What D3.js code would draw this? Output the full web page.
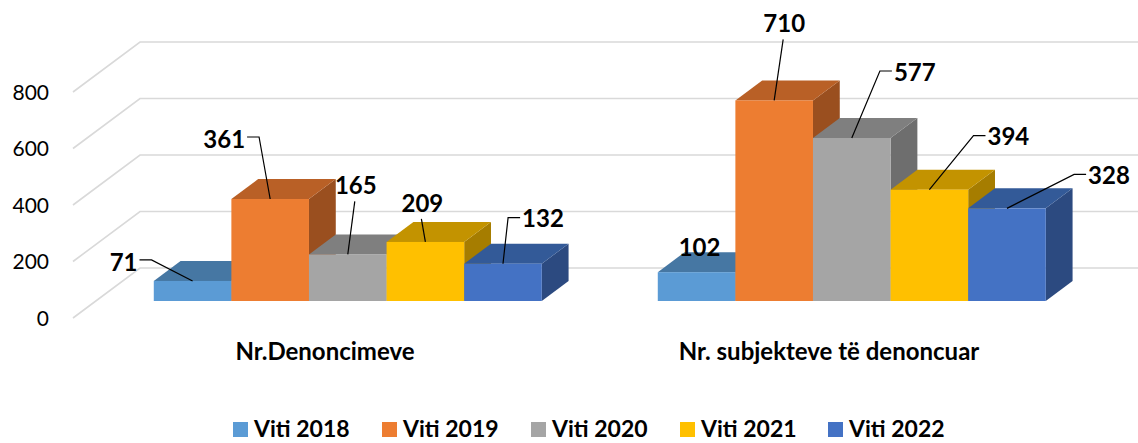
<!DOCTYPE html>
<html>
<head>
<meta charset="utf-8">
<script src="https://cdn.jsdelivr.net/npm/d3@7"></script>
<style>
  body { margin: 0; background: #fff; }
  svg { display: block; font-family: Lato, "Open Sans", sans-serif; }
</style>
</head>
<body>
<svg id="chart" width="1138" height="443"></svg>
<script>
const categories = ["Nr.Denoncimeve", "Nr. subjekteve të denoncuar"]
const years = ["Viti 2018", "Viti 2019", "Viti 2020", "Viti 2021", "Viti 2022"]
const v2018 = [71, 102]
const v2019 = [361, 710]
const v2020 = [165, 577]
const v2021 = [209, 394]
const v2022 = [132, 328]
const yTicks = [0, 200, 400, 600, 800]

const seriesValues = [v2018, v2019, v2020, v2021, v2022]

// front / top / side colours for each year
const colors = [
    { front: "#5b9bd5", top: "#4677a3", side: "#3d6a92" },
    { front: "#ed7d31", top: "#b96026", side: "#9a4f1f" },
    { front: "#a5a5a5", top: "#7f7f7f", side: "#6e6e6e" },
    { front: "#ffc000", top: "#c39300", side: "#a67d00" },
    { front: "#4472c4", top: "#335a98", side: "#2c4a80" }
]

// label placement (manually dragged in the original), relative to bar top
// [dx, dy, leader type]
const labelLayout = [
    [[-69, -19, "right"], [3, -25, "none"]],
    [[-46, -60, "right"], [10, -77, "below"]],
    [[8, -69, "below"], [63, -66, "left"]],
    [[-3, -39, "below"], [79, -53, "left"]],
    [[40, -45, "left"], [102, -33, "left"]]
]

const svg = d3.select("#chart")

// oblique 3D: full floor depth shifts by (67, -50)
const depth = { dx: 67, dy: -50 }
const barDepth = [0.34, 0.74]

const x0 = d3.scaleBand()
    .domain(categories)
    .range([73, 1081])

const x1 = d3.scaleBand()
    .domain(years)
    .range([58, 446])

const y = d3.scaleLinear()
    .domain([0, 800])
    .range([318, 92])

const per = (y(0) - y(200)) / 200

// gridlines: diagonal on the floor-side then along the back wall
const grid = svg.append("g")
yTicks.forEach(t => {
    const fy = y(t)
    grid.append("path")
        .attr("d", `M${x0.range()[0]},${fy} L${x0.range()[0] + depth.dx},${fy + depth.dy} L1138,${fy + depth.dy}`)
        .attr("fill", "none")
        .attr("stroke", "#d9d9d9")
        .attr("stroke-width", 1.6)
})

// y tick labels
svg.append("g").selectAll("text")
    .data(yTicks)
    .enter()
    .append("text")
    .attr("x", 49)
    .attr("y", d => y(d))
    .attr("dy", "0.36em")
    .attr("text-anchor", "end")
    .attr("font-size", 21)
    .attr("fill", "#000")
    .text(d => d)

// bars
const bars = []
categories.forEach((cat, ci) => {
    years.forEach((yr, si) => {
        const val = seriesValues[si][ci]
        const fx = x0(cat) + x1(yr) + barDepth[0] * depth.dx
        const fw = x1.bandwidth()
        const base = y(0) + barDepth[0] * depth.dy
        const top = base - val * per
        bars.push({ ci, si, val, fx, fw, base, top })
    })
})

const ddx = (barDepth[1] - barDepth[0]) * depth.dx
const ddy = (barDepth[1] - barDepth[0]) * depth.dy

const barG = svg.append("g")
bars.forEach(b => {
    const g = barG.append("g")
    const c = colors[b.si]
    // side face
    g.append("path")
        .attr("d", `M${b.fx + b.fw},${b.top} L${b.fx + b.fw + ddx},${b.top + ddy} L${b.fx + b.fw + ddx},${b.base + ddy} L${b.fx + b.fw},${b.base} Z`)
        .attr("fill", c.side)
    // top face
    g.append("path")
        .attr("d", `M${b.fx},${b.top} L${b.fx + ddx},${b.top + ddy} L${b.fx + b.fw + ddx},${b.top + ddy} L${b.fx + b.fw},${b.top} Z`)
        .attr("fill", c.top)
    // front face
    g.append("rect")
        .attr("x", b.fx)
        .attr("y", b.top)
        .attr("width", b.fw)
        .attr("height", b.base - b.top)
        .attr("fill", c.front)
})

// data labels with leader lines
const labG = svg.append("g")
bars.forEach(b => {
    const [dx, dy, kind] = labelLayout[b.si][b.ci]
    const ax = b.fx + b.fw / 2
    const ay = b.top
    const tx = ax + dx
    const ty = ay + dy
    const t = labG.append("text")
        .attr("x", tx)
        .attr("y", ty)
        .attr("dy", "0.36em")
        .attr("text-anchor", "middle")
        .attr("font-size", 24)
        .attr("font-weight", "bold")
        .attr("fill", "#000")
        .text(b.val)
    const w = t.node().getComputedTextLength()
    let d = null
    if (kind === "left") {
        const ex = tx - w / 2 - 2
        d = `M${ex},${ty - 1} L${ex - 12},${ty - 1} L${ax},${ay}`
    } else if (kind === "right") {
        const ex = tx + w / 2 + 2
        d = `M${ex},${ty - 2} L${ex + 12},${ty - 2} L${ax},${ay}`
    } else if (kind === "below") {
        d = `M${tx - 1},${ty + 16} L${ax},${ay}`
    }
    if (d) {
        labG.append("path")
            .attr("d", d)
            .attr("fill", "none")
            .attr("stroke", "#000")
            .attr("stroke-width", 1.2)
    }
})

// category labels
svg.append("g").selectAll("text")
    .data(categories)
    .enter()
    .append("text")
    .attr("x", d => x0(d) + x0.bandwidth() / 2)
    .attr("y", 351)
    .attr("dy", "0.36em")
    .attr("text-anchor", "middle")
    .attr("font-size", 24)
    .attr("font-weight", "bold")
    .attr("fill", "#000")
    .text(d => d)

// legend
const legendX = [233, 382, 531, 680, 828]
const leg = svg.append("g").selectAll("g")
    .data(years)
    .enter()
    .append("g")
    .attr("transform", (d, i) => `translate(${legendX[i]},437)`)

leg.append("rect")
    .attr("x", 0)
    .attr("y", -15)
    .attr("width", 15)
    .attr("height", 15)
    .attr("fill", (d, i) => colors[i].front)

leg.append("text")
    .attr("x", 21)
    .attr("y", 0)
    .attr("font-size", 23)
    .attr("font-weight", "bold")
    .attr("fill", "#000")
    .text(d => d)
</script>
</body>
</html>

- _The problem_
Give back every line exactly as it stands, pictures excluded.

- _Written solution_
What D3.js code would draw this? Output the full web page.
<!DOCTYPE html>
<html>
<head>
<meta charset="utf-8">
<script src="https://cdn.jsdelivr.net/npm/d3@7"></script>
<style>
  body { margin: 0; background: #fff; }
  svg { display: block; font-family: Lato, "Open Sans", sans-serif; }
</style>
</head>
<body>
<svg id="chart" width="1138" height="443"></svg>
<script>
const categories = ["Nr.Denoncimeve", "Nr. subjekteve të denoncuar"]
const years = ["Viti 2018", "Viti 2019", "Viti 2020", "Viti 2021", "Viti 2022"]
const v2018 = [71, 102]
const v2019 = [361, 710]
const v2020 = [165, 577]
const v2021 = [209, 394]
const v2022 = [132, 328]
const yTicks = [0, 200, 400, 600, 800]

const seriesValues = [v2018, v2019, v2020, v2021, v2022]

// front / top / side colours for each year
const colors = [
    { front: "#5b9bd5", top: "#4677a3", side: "#3d6a92" },
    { front: "#ed7d31", top: "#b96026", side: "#9a4f1f" },
    { front: "#a5a5a5", top: "#7f7f7f", side: "#6e6e6e" },
    { front: "#ffc000", top: "#c39300", side: "#a67d00" },
    { front: "#4472c4", top: "#335a98", side: "#2c4a80" }
]

// label placement (manually dragged in the original), relative to bar top
// [dx, dy, leader type]
const labelLayout = [
    [[-69, -19, "right"], [3, -25, "none"]],
    [[-46, -60, "right"], [10, -77, "below"]],
    [[8, -69, "below"], [63, -66, "left"]],
    [[-3, -39, "below"], [79, -53, "left"]],
    [[40, -45, "left"], [102, -33, "left"]]
]

const svg = d3.select("#chart")

// oblique 3D: full floor depth shifts by (67, -50)
const depth = { dx: 67, dy: -50 }
const barDepth = [0.34, 0.74]

const x0 = d3.scaleBand()
    .domain(categories)
    .range([73, 1081])

const x1 = d3.scaleBand()
    .domain(years)
    .range([58, 446])

const y = d3.scaleLinear()
    .domain([0, 800])
    .range([318, 92])

const per = (y(0) - y(200)) / 200

// gridlines: diagonal on the floor-side then along the back wall
const grid = svg.append("g")
yTicks.forEach(t => {
    const fy = y(t)
    grid.append("path")
        .attr("d", `M${x0.range()[0]},${fy} L${x0.range()[0] + depth.dx},${fy + depth.dy} L1138,${fy + depth.dy}`)
        .attr("fill", "none")
        .attr("stroke", "#d9d9d9")
        .attr("stroke-width", 1.6)
})

// y tick labels
svg.append("g").selectAll("text")
    .data(yTicks)
    .enter()
    .append("text")
    .attr("x", 49)
    .attr("y", d => y(d))
    .attr("dy", "0.36em")
    .attr("text-anchor", "end")
    .attr("font-size", 21)
    .attr("fill", "#000")
    .text(d => d)

// bars
const bars = []
categories.forEach((cat, ci) => {
    years.forEach((yr, si) => {
        const val = seriesValues[si][ci]
        const fx = x0(cat) + x1(yr) + barDepth[0] * depth.dx
        const fw = x1.bandwidth()
        const base = y(0) + barDepth[0] * depth.dy
        const top = base - val * per
        bars.push({ ci, si, val, fx, fw, base, top })
    })
})

const ddx = (barDepth[1] - barDepth[0]) * depth.dx
const ddy = (barDepth[1] - barDepth[0]) * depth.dy

const barG = svg.append("g")
bars.forEach(b => {
    const g = barG.append("g")
    const c = colors[b.si]
    // side face
    g.append("path")
        .attr("d", `M${b.fx + b.fw},${b.top} L${b.fx + b.fw + ddx},${b.top + ddy} L${b.fx + b.fw + ddx},${b.base + ddy} L${b.fx + b.fw},${b.base} Z`)
        .attr("fill", c.side)
    // top face
    g.append("path")
        .attr("d", `M${b.fx},${b.top} L${b.fx + ddx},${b.top + ddy} L${b.fx + b.fw + ddx},${b.top + ddy} L${b.fx + b.fw},${b.top} Z`)
        .attr("fill", c.top)
    // front face
    g.append("rect")
        .attr("x", b.fx)
        .attr("y", b.top)
        .attr("width", b.fw)
        .attr("height", b.base - b.top)
        .attr("fill", c.front)
})

// data labels with leader lines
const labG = svg.append("g")
bars.forEach(b => {
    const [dx, dy, kind] = labelLayout[b.si][b.ci]
    const ax = b.fx + b.fw / 2
    const ay = b.top
    const tx = ax + dx
    const ty = ay + dy
    const t = labG.append("text")
        .attr("x", tx)
        .attr("y", ty)
        .attr("dy", "0.36em")
        .attr("text-anchor", "middle")
        .attr("font-size", 24)
        .attr("font-weight", "bold")
        .attr("fill", "#000")
        .text(b.val)
    const w = t.node().getComputedTextLength()
    let d = null
    if (kind === "left") {
        const ex = tx - w / 2 - 2
        d = `M${ex},${ty - 1} L${ex - 12},${ty - 1} L${ax},${ay}`
    } else if (kind === "right") {
        const ex = tx + w / 2 + 2
        d = `M${ex},${ty - 2} L${ex + 12},${ty - 2} L${ax},${ay}`
    } else if (kind === "below") {
        d = `M${tx - 1},${ty + 16} L${ax},${ay}`
    }
    if (d) {
        labG.append("path")
            .attr("d", d)
            .attr("fill", "none")
            .attr("stroke", "#000")
            .attr("stroke-width", 1.2)
    }
})

// category labels
svg.append("g").selectAll("text")
    .data(categories)
    .enter()
    .append("text")
    .attr("x", d => x0(d) + x0.bandwidth() / 2)
    .attr("y", 351)
    .attr("dy", "0.36em")
    .attr("text-anchor", "middle")
    .attr("font-size", 24)
    .attr("font-weight", "bold")
    .attr("fill", "#000")
    .text(d => d)

// legend
const legendX = [233, 382, 531, 680, 828]
const leg = svg.append("g").selectAll("g")
    .data(years)
    .enter()
    .append("g")
    .attr("transform", (d, i) => `translate(${legendX[i]},437)`)

leg.append("rect")
    .attr("x", 0)
    .attr("y", -15)
    .attr("width", 15)
    .attr("height", 15)
    .attr("fill", (d, i) => colors[i].front)

leg.append("text")
    .attr("x", 21)
    .attr("y", 0)
    .attr("font-size", 23)
    .attr("font-weight", "bold")
    .attr("fill", "#000")
    .text(d => d)
</script>
</body>
</html>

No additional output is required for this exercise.